Module Development
This page describes what must be provided when contributing a module.
Steps for creating a module
- Implement the logic of the module you are contributing. The implementation can either be directly in the Module Workload or in an external component. If the logic is in an external component, then the module workload should act as a client - i.e. receiving paramaters from the control plane and passing them to the external component.
- Create and publish the Module Helm Chart that will be used by the control plane to deploy the module workload, update it, and delete it as necessary.
- Create the FybrikModule YAML which describes the capabilities of the module workload, in which flows it should be considered for inclusion, its supported interfaces, and the link to the module helm chart.
- Test the new module
These steps are described in the following sections in more detail, so that you can create your own modules for use by Fybrik. Note that a new module is maintained in its own git repository, separate from the fybrik repository.
Module Workload
The module workload is associated with a specific user workload and is deployed by the control plane. It may implement the logic required itself, or it may be a client interface to an external component. The former will have module type "server" and the latter "config".
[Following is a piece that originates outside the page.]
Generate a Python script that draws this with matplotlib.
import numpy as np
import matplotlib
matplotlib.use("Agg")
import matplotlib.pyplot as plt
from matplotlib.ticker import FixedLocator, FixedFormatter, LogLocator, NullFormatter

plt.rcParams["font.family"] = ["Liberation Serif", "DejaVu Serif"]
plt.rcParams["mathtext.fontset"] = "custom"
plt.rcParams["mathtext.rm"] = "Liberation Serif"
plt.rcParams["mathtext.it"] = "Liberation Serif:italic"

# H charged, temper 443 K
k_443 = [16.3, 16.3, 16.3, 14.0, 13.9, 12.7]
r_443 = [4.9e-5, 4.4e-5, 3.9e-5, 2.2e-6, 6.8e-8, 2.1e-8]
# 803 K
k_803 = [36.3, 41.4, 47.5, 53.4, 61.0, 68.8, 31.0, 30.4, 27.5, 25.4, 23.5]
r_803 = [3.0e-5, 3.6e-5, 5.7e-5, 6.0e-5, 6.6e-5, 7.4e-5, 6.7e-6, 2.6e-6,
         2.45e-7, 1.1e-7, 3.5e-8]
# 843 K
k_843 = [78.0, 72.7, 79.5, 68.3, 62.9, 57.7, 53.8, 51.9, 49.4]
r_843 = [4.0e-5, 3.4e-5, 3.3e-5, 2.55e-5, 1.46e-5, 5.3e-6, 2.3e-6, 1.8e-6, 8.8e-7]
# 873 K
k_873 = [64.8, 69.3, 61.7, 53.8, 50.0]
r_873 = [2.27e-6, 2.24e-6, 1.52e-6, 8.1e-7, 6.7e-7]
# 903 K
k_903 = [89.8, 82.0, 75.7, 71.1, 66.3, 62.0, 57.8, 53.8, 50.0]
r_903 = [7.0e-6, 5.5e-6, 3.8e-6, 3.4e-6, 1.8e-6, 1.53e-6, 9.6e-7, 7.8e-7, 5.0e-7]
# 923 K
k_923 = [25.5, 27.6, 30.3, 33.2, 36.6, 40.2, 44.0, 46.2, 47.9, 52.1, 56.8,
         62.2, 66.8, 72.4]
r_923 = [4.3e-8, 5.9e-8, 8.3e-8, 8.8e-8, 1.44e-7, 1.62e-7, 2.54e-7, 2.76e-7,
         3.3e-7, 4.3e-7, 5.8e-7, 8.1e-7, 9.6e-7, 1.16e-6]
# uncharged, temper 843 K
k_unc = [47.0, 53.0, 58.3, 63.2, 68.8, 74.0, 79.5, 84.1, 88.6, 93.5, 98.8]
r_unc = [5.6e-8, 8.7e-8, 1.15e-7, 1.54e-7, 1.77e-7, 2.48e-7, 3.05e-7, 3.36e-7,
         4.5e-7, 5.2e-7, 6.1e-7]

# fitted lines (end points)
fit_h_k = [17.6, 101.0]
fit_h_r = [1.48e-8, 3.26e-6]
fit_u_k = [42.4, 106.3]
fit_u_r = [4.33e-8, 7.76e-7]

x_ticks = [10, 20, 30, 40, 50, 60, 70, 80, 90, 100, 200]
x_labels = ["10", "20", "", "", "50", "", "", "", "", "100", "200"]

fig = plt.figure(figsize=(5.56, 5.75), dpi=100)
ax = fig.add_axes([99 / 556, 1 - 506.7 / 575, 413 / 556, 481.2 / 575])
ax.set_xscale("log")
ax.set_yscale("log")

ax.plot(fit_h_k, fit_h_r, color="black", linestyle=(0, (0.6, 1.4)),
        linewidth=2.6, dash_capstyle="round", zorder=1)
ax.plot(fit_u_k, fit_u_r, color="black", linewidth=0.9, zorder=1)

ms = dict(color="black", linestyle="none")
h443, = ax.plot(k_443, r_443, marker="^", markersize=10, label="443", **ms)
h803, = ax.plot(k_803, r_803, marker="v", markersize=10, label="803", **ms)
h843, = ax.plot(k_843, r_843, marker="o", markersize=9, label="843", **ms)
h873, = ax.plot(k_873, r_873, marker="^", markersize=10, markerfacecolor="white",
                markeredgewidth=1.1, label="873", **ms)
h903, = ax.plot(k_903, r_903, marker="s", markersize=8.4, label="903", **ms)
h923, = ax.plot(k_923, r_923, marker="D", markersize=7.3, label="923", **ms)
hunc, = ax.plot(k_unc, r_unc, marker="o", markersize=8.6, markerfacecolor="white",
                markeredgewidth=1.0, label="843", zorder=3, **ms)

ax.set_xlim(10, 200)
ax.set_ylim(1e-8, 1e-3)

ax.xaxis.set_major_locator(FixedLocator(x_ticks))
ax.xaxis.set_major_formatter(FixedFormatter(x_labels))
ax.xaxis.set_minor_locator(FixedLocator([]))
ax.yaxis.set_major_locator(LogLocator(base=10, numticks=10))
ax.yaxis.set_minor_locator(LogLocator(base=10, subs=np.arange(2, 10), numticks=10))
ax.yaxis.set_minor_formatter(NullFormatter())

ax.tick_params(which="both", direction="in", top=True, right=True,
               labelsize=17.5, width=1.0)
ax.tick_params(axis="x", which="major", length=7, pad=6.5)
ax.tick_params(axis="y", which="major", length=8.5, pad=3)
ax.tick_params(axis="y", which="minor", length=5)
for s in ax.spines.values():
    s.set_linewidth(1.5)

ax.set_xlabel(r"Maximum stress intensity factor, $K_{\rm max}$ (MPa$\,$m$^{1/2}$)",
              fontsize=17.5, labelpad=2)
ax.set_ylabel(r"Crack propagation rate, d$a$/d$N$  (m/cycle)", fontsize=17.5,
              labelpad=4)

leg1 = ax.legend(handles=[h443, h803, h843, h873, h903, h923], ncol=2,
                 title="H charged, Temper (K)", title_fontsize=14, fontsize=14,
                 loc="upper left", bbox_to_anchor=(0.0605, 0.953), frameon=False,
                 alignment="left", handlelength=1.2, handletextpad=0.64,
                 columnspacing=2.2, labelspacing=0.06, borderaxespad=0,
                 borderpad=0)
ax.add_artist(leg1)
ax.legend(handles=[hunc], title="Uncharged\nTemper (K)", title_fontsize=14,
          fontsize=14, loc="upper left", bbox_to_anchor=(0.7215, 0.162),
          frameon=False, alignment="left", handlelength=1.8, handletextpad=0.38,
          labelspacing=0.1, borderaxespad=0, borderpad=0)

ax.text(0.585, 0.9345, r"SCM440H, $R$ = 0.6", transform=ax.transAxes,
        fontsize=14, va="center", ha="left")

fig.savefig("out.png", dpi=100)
There is also a third type of module workload known as a plugin. It provides a standard interface by which another module may invoke its capabilities. For example, you may have a module that reads data but doesn't know how to do data transforms. Rather than implementing transforms in the module workload code, it can call the plugin to do the transforms. The control plane deploys the relevant transform plugin as well as the read module.
Credential management
Modules that access or write data need credentials in order to access the data store. The credentials are retrieved from HashiCorp Vault. The parameters to login to vault and to read secret are passed as part of the arguments to the module Helm chart.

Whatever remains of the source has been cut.